California-based medical device company Second Sight developed the Argus II Retinal Prosthesis System – the only FDA-approved bionic eye device. Since the Argus II humanitarian approval in 2013, mechanical eye technology has advanced exponentially and now the possibilities are endless.
With 285 million people worldwide visually impaired, devices like Melbourne’s diamond-electrode bionic eyes are starting to have a lasting impact on shaping the future of vision.
Even though devices like Argus II or Melbourne’s bionic eyes have yet to restore vision to 20/20 levels, progress is being made. According to a recent Futurism article, the bionic eye or retinal prosthesis system, “works by bridging the gap between light entering the eye and the optic nerve – which is what communicates images to the brain so we can interpret what we see.”
Second Sight’s approval, according to FDA’s 2013 press release, extends only to patients with Retinitis Pigmentsa – a rare genetic disorder that damages the light-sensitive cells that line the retina inside the eye. The Argus II System helps these patients by tapping into the optic nerve. It does this by not only by integrating a camera inside a pair of sunglasses; but even more importantly, using an implant on the surface of the eye. The end result: patients in the clinical trial were able to perform these activities better with Argus:
• Locating and touching a square on a white field
• Detecting the direction of motion
• Recognizing large letters, words, or sentences
• Detecting street curbs
• Walking on sidewalks without stepping off
• Matching black, gray and white socks
If Argus is capable of restoring sight in the visually impaired, just imagine if mechanical eye technology took one step further. By connecting Argus’ camera to smart glasses like the Zungle Panther or Recon Jet, for example, wearers could experience restored vision and at the same time, take advantage of groundbreaking display technology.

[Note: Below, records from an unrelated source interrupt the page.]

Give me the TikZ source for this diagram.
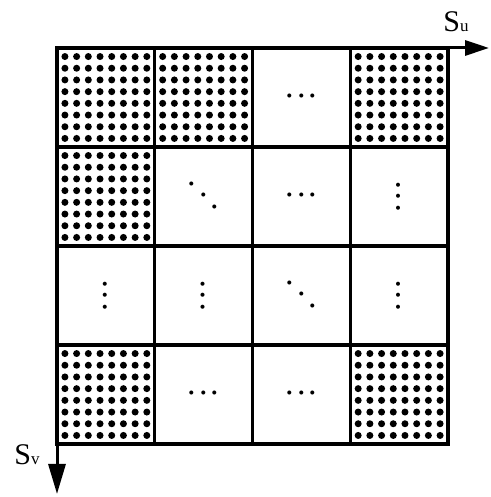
\documentclass[tikz,border=0pt]{standalone}
\usepackage{fontspec}
\setmainfont{Liberation Serif}
\usetikzlibrary{arrows.meta}
\newcommand{\dotrow}{${\cdot}\mkern0.5mu{\cdot}\mkern0.5mu{\cdot}$}
\newcommand{\ddotrow}{$\raisebox{6.16pt}{$\cdot$}\mkern0.5mu\raisebox{3.08pt}{$\cdot$}\mkern0.5mu{\cdot}$}
\tikzset{
  cell/.style  = {draw, line width=3.2pt, minimum width=97.75pt, minimum height=99pt,
                  inner sep=0pt, outer sep=0pt},
  axis/.style  = {line width=3pt, -{Triangle[length=24pt, width=15pt]}},
  vaxis/.style = {line width=3pt, -{Triangle[length=30pt, width=17pt]}},
  lbl/.style   = {font=\fontsize{30}{30}\selectfont, inner sep=0pt},
  hdots/.style = {scale=3.8, inner sep=0pt},
  vdots/.style = {hdots, rotate=90},
}
\begin{document}
\begin{tikzpicture}[x=1pt, y=1pt]
  \useasboundingbox (0,0) rectangle (490,497);
  % grid of blocks
  \foreach \r in {0,...,3}
    \foreach \c in {0,...,3}
      \node[cell] (c-\r-\c) at ({57+(\c+0.5)*97.75},{449-(\r+0.5)*99}) {};
  % filled blocks
  \foreach \r/\c in {0/0, 0/1, 0/3, 1/0, 3/0, 3/3}
    \foreach \i in {0,...,7}
      \foreach \j in {0,...,7}
        \fill ([xshift={(\i-3.5)*11.7pt}, yshift={(\j-3.5)*11.7pt}]c-\r-\c.center) circle (3.5pt);
  % the other blocks
  \node[hdots] (e-0-2) at (c-0-2) {\dotrow};
  \node[hdots] (e-1-1) at (c-1-1) {\ddotrow};
  \node[hdots] (e-1-2) at (c-1-2) {\dotrow};
  \node[vdots] (e-1-3) at (c-1-3) {\dotrow};
  \node[vdots] (e-2-0) at (c-2-0) {\dotrow};
  \node[vdots] (e-2-1) at (c-2-1) {\dotrow};
  \node[hdots] (e-2-2) at (c-2-2) {\ddotrow};
  \node[vdots] (e-2-3) at (c-2-3) {\dotrow};
  \node[hdots] (e-3-1) at (c-3-1) {\dotrow};
  \node[hdots] (e-3-2) at (c-3-2) {\dotrow};
  % axes
  \coordinate (o) at (57,449);
  \coordinate (uend) at (489,449);
  \coordinate (vend) at (57,3);
  \draw[axis] (o) -- (uend);
  \draw[vaxis] (o) -- (vend);
  \node[lbl] (su) at (456,475) {S{\fontsize{17}{17}\selectfont u}};
  \node[lbl] (sv) at (27,42) {S{\fontsize{17}{17}\selectfont v}};
\end{tikzpicture}
\end{document}
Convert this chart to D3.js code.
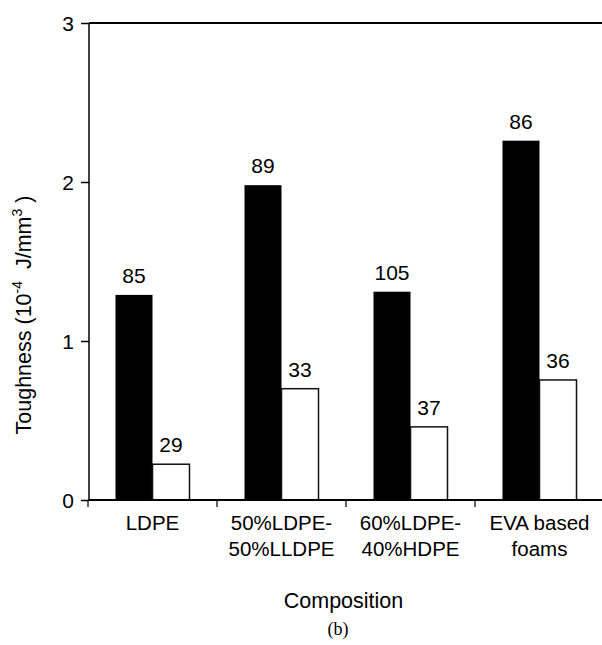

According to Futurism, advances in bionic eye technology could let us see the entire electromagnetic spectrum. From radio waves to gamma waves, this would allow us to see heat, identify different types of gases, look through walls, zoom in and out, record what we see, connect to Wi-Fi, etc. Whether it’s the fire department “seeing” harmful carbon monoxide prior to entering a home or scientists studying cancer cells without the use of microscopes, bionic eye technology could change how the world sees everything.